Extract each line containing the string "React".
# START OF Data extract
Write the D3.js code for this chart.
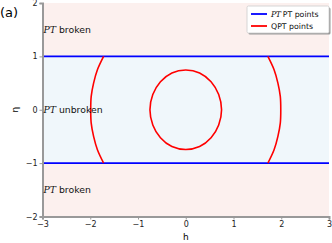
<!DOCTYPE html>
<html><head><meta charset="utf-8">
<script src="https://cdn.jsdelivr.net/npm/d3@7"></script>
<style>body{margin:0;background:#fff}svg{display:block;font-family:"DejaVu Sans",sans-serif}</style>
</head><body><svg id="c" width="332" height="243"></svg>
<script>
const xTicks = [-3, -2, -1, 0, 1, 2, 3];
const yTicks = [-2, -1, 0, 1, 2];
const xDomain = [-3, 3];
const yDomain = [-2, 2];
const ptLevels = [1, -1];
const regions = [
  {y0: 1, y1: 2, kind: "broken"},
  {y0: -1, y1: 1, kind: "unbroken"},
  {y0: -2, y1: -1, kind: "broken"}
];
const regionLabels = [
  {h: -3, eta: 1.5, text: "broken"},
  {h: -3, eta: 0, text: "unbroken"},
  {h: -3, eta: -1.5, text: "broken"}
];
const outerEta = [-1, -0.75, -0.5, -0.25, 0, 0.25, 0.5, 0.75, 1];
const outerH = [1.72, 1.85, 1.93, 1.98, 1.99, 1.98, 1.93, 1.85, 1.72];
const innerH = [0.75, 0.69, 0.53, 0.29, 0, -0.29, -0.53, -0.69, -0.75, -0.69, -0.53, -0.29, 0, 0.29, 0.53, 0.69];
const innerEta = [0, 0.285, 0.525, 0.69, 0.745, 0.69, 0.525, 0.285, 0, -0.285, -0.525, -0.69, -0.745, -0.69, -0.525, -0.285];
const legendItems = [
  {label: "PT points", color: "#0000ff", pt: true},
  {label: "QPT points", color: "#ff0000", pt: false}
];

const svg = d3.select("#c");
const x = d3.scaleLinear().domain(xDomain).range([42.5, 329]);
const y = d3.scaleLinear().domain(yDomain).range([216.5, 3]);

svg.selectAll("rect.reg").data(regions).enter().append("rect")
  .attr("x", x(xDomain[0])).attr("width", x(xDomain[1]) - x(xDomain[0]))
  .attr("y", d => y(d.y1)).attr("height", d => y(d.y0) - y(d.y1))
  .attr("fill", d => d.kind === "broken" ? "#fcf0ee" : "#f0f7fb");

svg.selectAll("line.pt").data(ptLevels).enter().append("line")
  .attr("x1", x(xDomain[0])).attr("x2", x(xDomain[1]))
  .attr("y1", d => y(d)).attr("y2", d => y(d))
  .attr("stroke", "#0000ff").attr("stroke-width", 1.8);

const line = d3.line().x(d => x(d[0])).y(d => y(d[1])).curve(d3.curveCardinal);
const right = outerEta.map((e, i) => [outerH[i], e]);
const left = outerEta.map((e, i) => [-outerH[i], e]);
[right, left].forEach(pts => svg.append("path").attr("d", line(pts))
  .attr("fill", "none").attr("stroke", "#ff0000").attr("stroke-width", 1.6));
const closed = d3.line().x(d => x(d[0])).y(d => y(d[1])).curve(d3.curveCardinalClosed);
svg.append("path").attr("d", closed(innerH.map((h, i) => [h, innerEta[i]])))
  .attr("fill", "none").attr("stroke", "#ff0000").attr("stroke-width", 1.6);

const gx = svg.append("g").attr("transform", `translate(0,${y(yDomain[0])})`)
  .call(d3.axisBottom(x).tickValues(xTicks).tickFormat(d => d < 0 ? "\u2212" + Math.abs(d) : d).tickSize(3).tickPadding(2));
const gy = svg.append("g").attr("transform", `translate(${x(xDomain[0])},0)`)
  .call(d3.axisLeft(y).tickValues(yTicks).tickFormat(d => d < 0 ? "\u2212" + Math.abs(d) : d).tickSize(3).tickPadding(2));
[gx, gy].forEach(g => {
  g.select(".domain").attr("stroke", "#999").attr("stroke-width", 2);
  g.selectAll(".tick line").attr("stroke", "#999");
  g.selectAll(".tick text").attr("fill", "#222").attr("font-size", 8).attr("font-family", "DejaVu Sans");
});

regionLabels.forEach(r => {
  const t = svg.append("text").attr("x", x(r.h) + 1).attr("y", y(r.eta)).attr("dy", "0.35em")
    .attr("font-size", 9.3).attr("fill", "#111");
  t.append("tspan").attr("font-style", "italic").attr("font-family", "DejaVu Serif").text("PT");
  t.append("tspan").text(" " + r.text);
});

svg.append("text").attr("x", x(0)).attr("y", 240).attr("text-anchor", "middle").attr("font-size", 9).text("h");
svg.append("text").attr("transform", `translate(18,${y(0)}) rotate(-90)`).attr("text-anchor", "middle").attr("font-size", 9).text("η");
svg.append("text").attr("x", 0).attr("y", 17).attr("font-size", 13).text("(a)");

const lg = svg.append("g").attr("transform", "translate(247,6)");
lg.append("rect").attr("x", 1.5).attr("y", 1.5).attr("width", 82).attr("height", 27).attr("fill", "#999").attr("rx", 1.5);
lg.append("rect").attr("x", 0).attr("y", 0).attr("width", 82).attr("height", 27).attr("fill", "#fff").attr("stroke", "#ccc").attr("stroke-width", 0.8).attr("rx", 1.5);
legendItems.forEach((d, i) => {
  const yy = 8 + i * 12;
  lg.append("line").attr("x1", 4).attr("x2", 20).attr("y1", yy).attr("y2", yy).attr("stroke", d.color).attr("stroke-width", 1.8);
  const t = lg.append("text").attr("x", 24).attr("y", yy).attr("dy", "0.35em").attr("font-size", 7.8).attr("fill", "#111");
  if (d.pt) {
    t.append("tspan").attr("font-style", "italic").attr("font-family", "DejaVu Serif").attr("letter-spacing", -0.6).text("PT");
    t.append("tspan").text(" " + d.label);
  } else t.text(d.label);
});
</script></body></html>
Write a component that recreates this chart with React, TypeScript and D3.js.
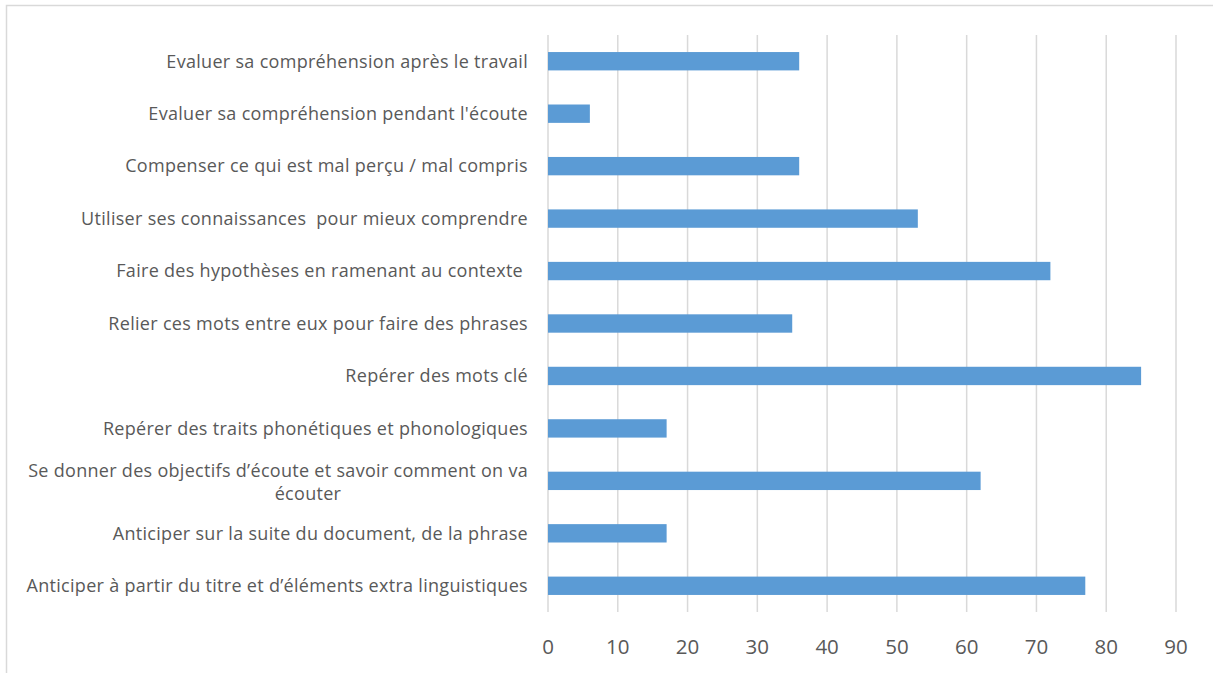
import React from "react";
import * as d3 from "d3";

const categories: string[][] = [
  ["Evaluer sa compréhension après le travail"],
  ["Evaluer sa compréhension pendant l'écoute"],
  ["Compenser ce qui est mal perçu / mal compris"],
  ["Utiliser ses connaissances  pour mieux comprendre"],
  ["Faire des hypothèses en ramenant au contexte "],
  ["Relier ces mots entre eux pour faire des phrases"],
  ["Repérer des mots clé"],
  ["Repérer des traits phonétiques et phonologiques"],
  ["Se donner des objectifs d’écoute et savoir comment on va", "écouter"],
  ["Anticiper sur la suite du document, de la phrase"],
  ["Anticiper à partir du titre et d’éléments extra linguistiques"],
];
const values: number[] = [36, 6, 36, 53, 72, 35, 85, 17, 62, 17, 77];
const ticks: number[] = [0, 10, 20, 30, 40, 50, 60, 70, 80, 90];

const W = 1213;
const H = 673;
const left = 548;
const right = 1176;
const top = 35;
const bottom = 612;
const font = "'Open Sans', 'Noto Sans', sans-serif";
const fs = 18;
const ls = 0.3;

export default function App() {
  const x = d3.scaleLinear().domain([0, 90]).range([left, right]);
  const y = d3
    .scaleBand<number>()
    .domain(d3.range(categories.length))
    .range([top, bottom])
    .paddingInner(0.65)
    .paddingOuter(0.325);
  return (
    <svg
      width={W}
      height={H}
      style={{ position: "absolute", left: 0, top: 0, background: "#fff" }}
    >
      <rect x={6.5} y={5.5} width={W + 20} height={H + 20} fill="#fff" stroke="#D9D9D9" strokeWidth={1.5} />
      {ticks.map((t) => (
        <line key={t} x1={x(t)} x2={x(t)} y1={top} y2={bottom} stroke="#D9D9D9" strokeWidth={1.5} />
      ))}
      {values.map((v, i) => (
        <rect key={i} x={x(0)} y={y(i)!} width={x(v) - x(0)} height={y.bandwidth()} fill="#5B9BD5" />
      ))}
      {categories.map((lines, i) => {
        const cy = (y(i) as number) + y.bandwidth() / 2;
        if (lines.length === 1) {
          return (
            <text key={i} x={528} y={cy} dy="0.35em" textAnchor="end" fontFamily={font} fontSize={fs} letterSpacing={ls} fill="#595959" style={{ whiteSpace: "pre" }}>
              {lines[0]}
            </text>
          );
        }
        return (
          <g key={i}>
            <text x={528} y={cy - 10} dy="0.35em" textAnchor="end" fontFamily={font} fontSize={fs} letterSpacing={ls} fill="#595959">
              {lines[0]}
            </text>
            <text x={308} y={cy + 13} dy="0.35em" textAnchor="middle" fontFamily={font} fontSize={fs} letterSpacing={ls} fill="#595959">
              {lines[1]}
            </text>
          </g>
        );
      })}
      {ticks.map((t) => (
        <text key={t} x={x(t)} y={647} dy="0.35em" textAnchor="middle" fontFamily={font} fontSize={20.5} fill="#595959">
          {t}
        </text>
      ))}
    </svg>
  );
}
# END OF Data extract
* _Result_
Write a component that recreates this chart with React, TypeScript and D3.js.
import React from "react";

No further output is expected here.